The Blue Jacket followed, and now this prolific designer is considering his options.
“I’m open to a variety of things including a design relationship with Tartan and doing a larger version of the Blue Jacket with Island Packet,” Jackett says. There’s also a possible single-screw powerboat on the horizon, modeled after the 32-foot Legacy. With Down East styling and a lobster boat sheerline, it would be as Jackett puts it, “a sailor’s powerboat.”
Jackett went out on his own two and a half years ago, after building twenty-three designs with Tartan (including the C&C 99, 115, 110 and 121, all of which have done well in one design racing). Recently Tartan sold C&C to USWatercraft of Rhode Island, which acquired the exclusive rights to build, develop, distribute and market all new models of the C&C brand.
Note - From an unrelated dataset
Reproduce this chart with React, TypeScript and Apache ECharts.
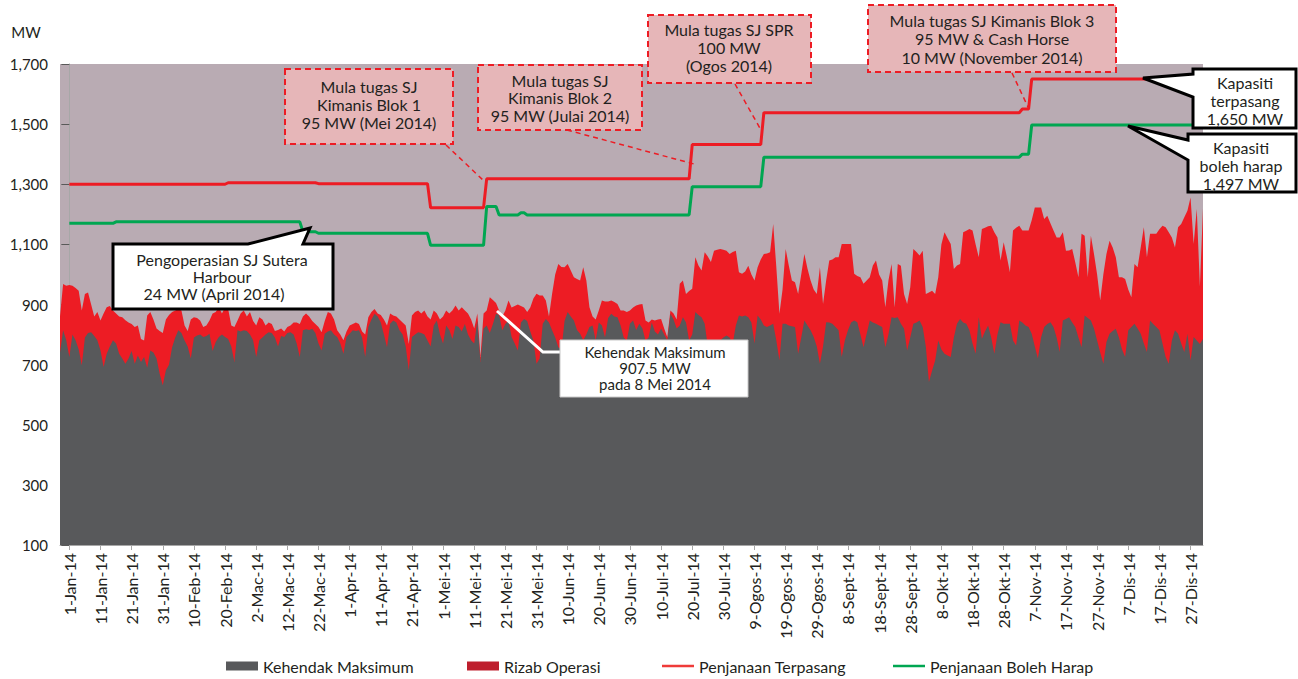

“I’m on a four-year plan,” says Jackett. “I have three kids aged 28, 25 and 15. The last one is still at home and the plan is to get him through high school before moving to the Carolinas or Virginia.”
Post-move, Jackett plans to focus strictly on hands-on design work rather than on tooling, contract manufacturing or management. “Design was where I started 35 years ago and I am looking forward to getting back to it.”
Despite the slew of cruising boats Jackett has brought forth over the decades, he himself is a racer at heart, not a cruiser. “Once we move, I’m most likely to have a Fantail for my personal boat and do a little daysailing and racing. I’m not untying the dock lines and sailing off into the sunset – literally or figuratively.”